A collection of ways to do things on a Raspberry Pi
When you want to automate a process on any POSIX computer, cron
is the tool to do the job. It’s a tool for scheduling the operation of different processes on a computer. With cron, you can call a process on the month, day of the week or month, hour, minute, or other times. Cron will run a process just as if you had typed it on the command line yourself. You can combine cron with shell scripts for more complex automation. The Raspberry Pi foundation has a good introduction to cron on their site. There’s a slightly more advanced tutorial on cron at opensource.com as well. Crontab.guru is a useful cron helper also.
Cron is useful for things you do regularly. It’s often used to backup different directories, or to reboot your computer on a regular basis. Time lapse photography is a popular use for cron on the Pi. You can also use it to call any script you want. For example, perhaps you want to make an HTTP request to a given website using the curl
command. Here’s a curl request to [openweathermap.org(https://openweathermap.org) to get the sunrise and weather for a given location:
curl 'api.openweathermap.org/data/2.5/weather?zip=10003,us'
The result of this is a JSON string, so perhaps you want append this to a file of times called weather.json
in your home directory. You’d redirect the output of this like so:
curl 'api.openweathermap.org/data/2.5/weather?zip=10003,us' >> /home/username/weather.json
You could make this into a daily cron job like so. Edit your crontab by typing crontab -e
, then add the following line:
0 0 * * * curl 'api.openweathermap.org/data/2.5/weather?zip=10003,us' >> /home/username/weather.json
This will make the request every day at midnight.
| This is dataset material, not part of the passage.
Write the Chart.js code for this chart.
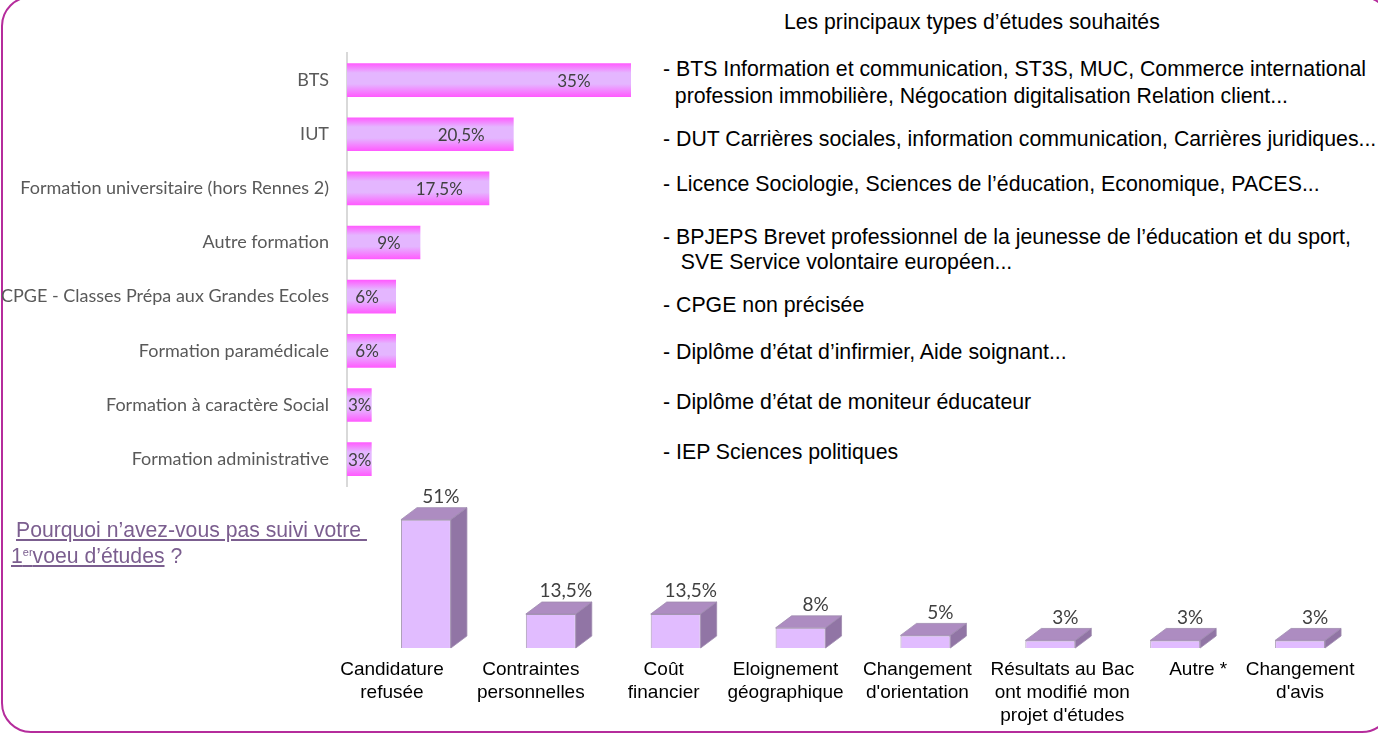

Perhaps you want a cron job that runs at irregular times. You can do that. For example, when I set up the lights on my holiday tree every December, I want the lights to come on when I wake up in the morning and when I come home at night, and go off when I go to work or to bed. On the weekends, I want them to stay on all day. The tree lights are operated by an Arduino Yún, and I use the Bridge Mailbox library to manage the tree’s on and off states. The cron job on the Linux side of the Yún looks like this (note that you can add comments to a cron job by preceding them with #):
15 6 * * * curl 'http://localhost/mailbox/on' # at 6:15 AM, turn on
30 8 * * 1-5 curl 'http://localhost/mailbox/off' # at 8:30 AM, M-F turn off
30 8 24,25 12 * curl 'http://localhost/mailbox/on' # Turn on at 8:30 AM Christmas day and Christmas eve
45 16 * * * curl 'http://localhost/mailbox/on' # at 4:45 PM, turn on
0 23 * * * curl 'http://localhost/mailbox/off' # at 11 PM, turn off
Perhaps you have several steps you want to do at a given time. You can combine these steps into a shell script, which will run them all in sequence. Pimoroni has a nice intro to bash scripts to get you started. For example, here’s a shell script to take a picture, upload it to a website using curl, and then write to a log file to confirm the action:
#!/bin/bash
# Take a picture, 100ms delay, 400x300, 80% quality, no preview:
raspistill -t 100 -w 400 -h 300 -q 80 -o image.jpg -n
# upload to the server using curl
curl -F "image=@image.jpg" 'http://example.com:8080/upload'
# print a confirmation to a log file:
echo "picture uploaded at $(date)" >> /home/username/logfile.txt
If you have this saved in your home directory as webcam.sh
, with the permissions set to make it executable (see the Pimoroni page for more on that), then you could run the whole script from cron once every 10 minutes like so:
*/10 * * * * ./webcam.sh
Once you get to know cron, there are many interesting things you can do with it. Combined with shell scripts and network communications like curl, The Pi Zero becomes a handy hub for automating many networked devices in the home.